7/26/2016

Responding to catastrophe with music

Russian director Vladimir Jurowski leading the London Philharmonic Orchestra 





















POLITICS intruding on culture can be unnerving. Stalin restricted Shostakovich’s work in the name of state order. The Third Reich’s appropriation of Wagner prompted Israel to adopt an unofficial ban on his music. But music often leaves a greater legacy than diktats and propaganda. Shostakovich’s “Festive Overture”, composed after Stalin’s death, is remembered today as a towering symbol of freedom from musical dictatorship, and Israel’s unofficial ban on Wagner was cast aside by Daniel Barenboim and the Berlin Staatskapelle orchestra in 2001. Two years earlier Mr Barenboim had set up the West-Eastern Divan orchestra—comprised principally of Israelis and Palestinians—in order to show that differences may be settled through understanding and co-operation, ideas best expressed through the collected study and performance of great music.
Music has an unusual ability to promote rapport and pleasure in the wake of catastrophe. After the lorry attack in Nice, Sakari Oramo, the conductor at the first night of the BBC Proms, a series of classical concerts, preceded his scheduled programme with a rendition of “La Marseillaise”. The scene was a moving one: the entire Albert Hall rose to its feet and met the piece’s conclusion with rapturous applause. There was something life-affirming about an orchestra comprised of multiple nationalities playing French music under a Finnish conductor in one of the most cosmopolitan cities in the world.
This was not the first time the Proms had altered the programme in the wake of catastrophe. Along with “The Star-Spangled Banner” and “Adagio for Strings”, the BBC added the finale of Beethoven’s 9th Symphony—“Ode to Joy”—to their final-night celebrations after the attacks on September 11th 2001. This showed Western unity and defiance through Western high culture, a perfect piece for such a task.
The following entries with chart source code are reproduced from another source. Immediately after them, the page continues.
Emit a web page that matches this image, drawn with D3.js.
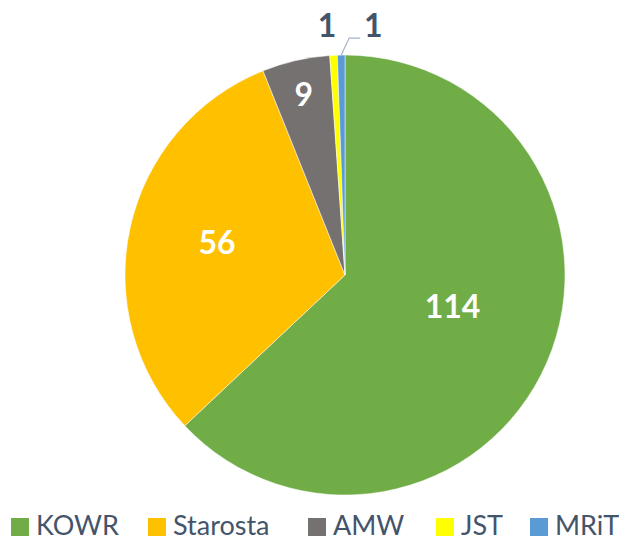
<!DOCTYPE html>
<html><head><meta charset="utf-8">
<script src="https://cdn.jsdelivr.net/npm/d3@7"></script>
<style>body{margin:0;background:#fff}svg{display:block}</style>
</head><body>
<svg id="c" width="628" height="541"></svg>
<script>
const categories = ["KOWR", "Starosta", "AMW", "JST", "MRiT"];
const values = [114, 56, 9, 1, 1];
const colors = ["#70AD47", "#FFC000", "#767171", "#FFFF00", "#5B9BD5"];

const svg = d3.select("#c");
const cx = 345, cy = 275, R = 220;
const g = svg.append("g").attr("transform", `translate(${cx},${cy})`);
const data = categories.map((c, i) => ({cat: c, v: values[i], col: colors[i]}));
const pie = d3.pie().value(d => d.v).sort(null);
const arcs = pie(data);
const arc = d3.arc().innerRadius(0).outerRadius(R);

g.selectAll("path").data(arcs).enter().append("path")
  .attr("d", arc).attr("fill", d => d.data.col)
  .attr("stroke", "#fff").attr("stroke-width", 0.5);

const inFrac = [0.51, 0.6, 0.84];
const inAng = [-0.12, 0.03, 0];
function pt(a, r) { return [Math.sin(a) * r, -Math.cos(a) * r]; }
arcs.forEach((d, i) => {
  if (i < 3) {
    const mid = (d.startAngle + d.endAngle) / 2 + inAng[i];
    const [x, y] = pt(mid, R * inFrac[i]);
    g.append("text").attr("x", x).attr("y", y).attr("dy", "0.36em")
      .attr("text-anchor", "middle").attr("fill", "#fff")
      .attr("font-family", "Lato, sans-serif").attr("font-weight", "bold")
      .attr("font-size", 32).text(d.data.v);
  }
});
// outside labels for tiny slices
const jst = arcs[3], mr = arcs[4];
{
  const mid = (jst.startAngle + jst.endAngle) / 2;
  const [x, y] = pt(mid, R + 30);
  g.append("text").attr("x", x - 5).attr("y", y).attr("dy", "0.36em")
    .attr("text-anchor", "middle").attr("fill", "#44546A")
    .attr("font-family", "Lato, sans-serif").attr("font-weight", "bold")
    .attr("font-size", 32).text(jst.data.v);
}
{
  const mid = (mr.startAngle + mr.endAngle) / 2;
  const [ox, oy] = pt(mid, R);
  const ly = oy - 17;
  const lx = ox + 30;
  g.append("polyline")
    .attr("points", `${ox},${oy} ${ox + 8},${ly} ${ox + 19},${ly}`)
    .attr("fill", "none").attr("stroke", "#A5B4C4").attr("stroke-width", 1.2);
  g.append("text").attr("x", lx + 2).attr("y", oy - 30).attr("dy", "0.36em")
    .attr("text-anchor", "middle").attr("fill", "#44546A")
    .attr("font-family", "Lato, sans-serif").attr("font-weight", "bold")
    .attr("font-size", 32).text(mr.data.v);
}

// legend
const legendX = [11, 148, 308, 436, 530];
const lg = svg.append("g");
data.forEach((d, i) => {
  lg.append("rect").attr("x", legendX[i]).attr("y", 518).attr("width", 18).attr("height", 18).attr("fill", d.col);
  lg.append("text").attr("x", legendX[i] + 25).attr("y", 535)
    .attr("fill", "#44546A").attr("font-family", "Lato, sans-serif")
    .attr("font-size", 27).text(d.cat);
});
</script>
</body></html>
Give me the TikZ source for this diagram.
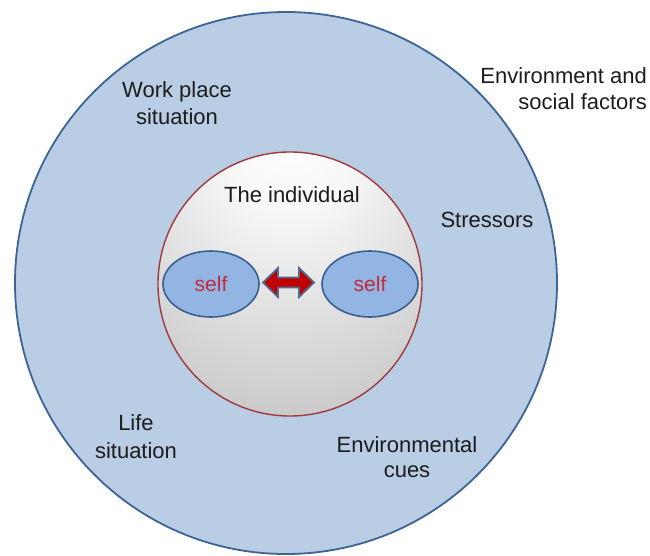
\documentclass[tikz,border=0pt]{standalone}
\usepackage{fontspec}
\setmainfont{Liberation Sans}
\usetikzlibrary{calc,shapes.geometric}
\definecolor{bigfill}{HTML}{B9CDE5}
\definecolor{bigdraw}{HTML}{3E6496}
\definecolor{selffill}{HTML}{92B5E3}
\definecolor{selfdraw}{HTML}{3A5E8E}
\definecolor{innerdraw}{HTML}{A03A3C}
\definecolor{selftext}{HTML}{C42A3E}
\definecolor{arrfill}{HTML}{C00000}
\definecolor{arrdraw}{HTML}{506B90}
\definecolor{txt}{HTML}{1C1C1C}
\pgfdeclareradialshading{indiv}{\pgfpoint{0bp}{30bp}}{%
  color(0bp)=(white);
  color(12bp)=(white!97!black);
  color(40bp)=(black!20);
  color(65bp)=(black!36);
  color(80bp)=(black!44);
  color(90bp)=(black!46)}
\begin{document}
\begin{tikzpicture}[x=1pt,y=-1pt,
  lbl/.style={font=\fontsize{22}{27}\selectfont, text=txt, inner sep=0pt, align=center, anchor=base},
  selfbox/.style={ellipse, draw=selfdraw, line width=1.6pt, fill=selffill,
    minimum width=96pt, minimum height=66pt, inner sep=0pt,
    font=\fontsize{21}{26}\selectfont, text=selftext}]
\useasboundingbox (0,0) rectangle (650,556);
% environment circle
\node[circle, draw=bigdraw, line width=1.8pt, fill=bigfill, minimum size=542pt, inner sep=0pt] (env) at (286,283) {};
% individual
\node[circle, draw=innerdraw, line width=1.4pt, shading=indiv, minimum size=264pt, inner sep=0pt] (indiv) at (290,284) {};
\node[selfbox] (sl) at (211,284) {self};
\node[selfbox] (sr) at (370,284) {self};
% double arrow between selves
\coordinate (arr) at ($(sl.east)!0.5!(sr.west)+(-2,-1.5)$);
\draw[draw=arrdraw, line width=1.8pt, fill=arrfill, line join=miter]
  ($(arr)+(-25.5,0)$) -- ++(15,14.5) -- ++(0,-9.5) -- ++(21,0) -- ++(0,9.5)
  -- ($(arr)+(25.5,0)$) -- ++(-15,-14.5) -- ++(0,9.5) -- ++(-21,0) -- ++(0,-9.5) -- cycle;
% labels
\node[lbl] (indivl) at (292,202) {The individual};
\node[lbl] (work) at (177,125) {Work place\\situation};
\node[lbl, align=right, anchor=base east, font=\fontsize{22}{26}\selectfont] (envsoc) at (647,110) {Environment and\\social factors};
\node[lbl] (stress) at (487,227) {Stressors};
\node[lbl, font=\fontsize{22}{28}\selectfont] (life) at (136,458) {Life\\situation};
\node[lbl, font=\fontsize{22}{25}\selectfont] (cues) at (407,477) {Environmental\\cues};
\end{tikzpicture}
\end{document}
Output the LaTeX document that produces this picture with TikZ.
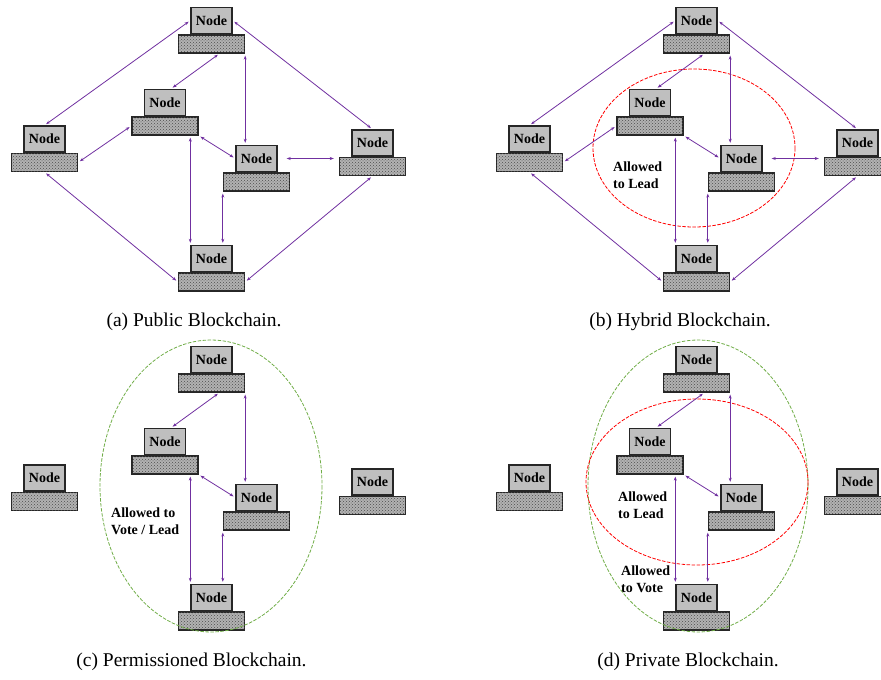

Nicholas Kenyon, then the director of the Proms, said that the finale was “a true mirror of the ability of music to uplift and unify”. Beethoven’s final symphony demonstrates togetherness and power through its sheer scale, combining choral with symphonic and requiring a large number of musicians. The piece is aimed at all who will hear it, as opposed to one nationality alone. The music therefore rallies together people of an identity (Western) instead of a country.
On Sunday 24th July the acclaimed Russian director Vladimir Jurowski led the London Philharmonic orchestra and choir in a Proms performance (pictured) of Beethoven’s masterpiece. Finding space for the “Ode to Joy” again at this year’s final night was an example of culture embracing politics.
Life-affirming music has no nationality. Yet it defines an identity of values undeterred by terror, bringing comfort to those who hear it. If it reaches out to the threatened in politics, it may give the comfort they need. Just as Shostakovich lived to celebrate the demise of Stalin, through Beethoven we may persevere until the demise of terror.